The top 1% has so much free money coming in that they can toss it away some cryptocurrency projects with no effect at all on their lifestyles... And in doing so they also hedge their personal risk against the reality of an unsustainable fiat system of which they are currently beneficiaries.

Yeah in principle the money printing could have been used to devalue the assets of the wealthy and redistribute wealth, decreasing inequality. That didn't happen, presumably because corporations captured the wealth in the way that you describe.

Further, it is clear that some of those corporations (e.g. FAANG) are not the "original wealthy", which is often used as part of an argument suggesting that there is a lot of wealth mobility, but it seems incredibly limited to me, and the flow is hardening just as it did before.

that's pretty much my train of thought as well.

trickle down economics don't work like the theories would want it to, just look at quantitative easing and the ECB equivalent. all those cheap loans to banks never ended up in the real economy

This doesn't really stand up to the facts. Governments went off the gold standard far before 1971. By this logic the New Deal and WW2 government spending should've caused huge inequality through inflation.

It seems far more about the success of neoliberal policy allowing economic & political power to concentrate. The various ways that concentrated power then kept capturing more and more of the pie can't be reduced to a single simple narrative.

You have for example:

* Tax cuts

* Unregulated Monopolies

* IP law

* Owned Media

* Unlimited Campaign donations

And on and on.

I don't think what you're saying here disagrees with my theory. You're describing the mechanics of the second half of part 2 ('which is captured by large corporations').

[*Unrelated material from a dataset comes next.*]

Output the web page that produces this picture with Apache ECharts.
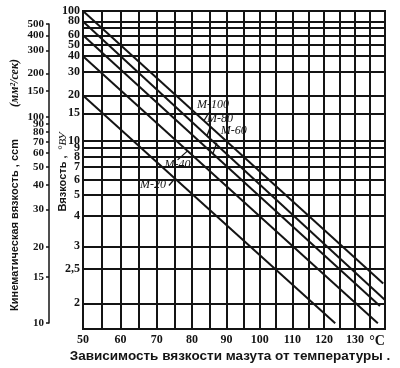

As government policy is restructured to concentrate more and more wealth at the top, the rest of the economy slowly becomes illiquid and the government has to keep printing money to keep the axles greased. It's unsustainable and we're seeing the endgame now.

Your original post put the blame for inequality on government intervention via money printing.

Govt Inflation -> Inequality.

If only we still had the gold standard then they couldn't cause inequality!

This theory however is contradicted by a bunch of historical data.

There was massive inequality on the gold standard pre-WW1. The New Deal was a huge govt intervention which reduced inequality.

My explanation is that the problem is not government interference in 'free' markets but inequality in power. Economic power via monopolies & weak labour bargaining position AND political power via lobbying, strong parties, gerrymandering.

This power inequality is then leveraged by the powerful to create wealth inequality. The exact mechanisms by which they corrupt the systems to capture that wealth be it inflation or deflation or government handouts or M&A regulations or even slavery doesn't matter. If the systems are controlled by this massive inequality in power then it will find a way to corrupt the rules in powers favour.

So arguing for any particular economic policy is less important than reforming the voting systems, the tax system, the lobbying system and ownership of the media.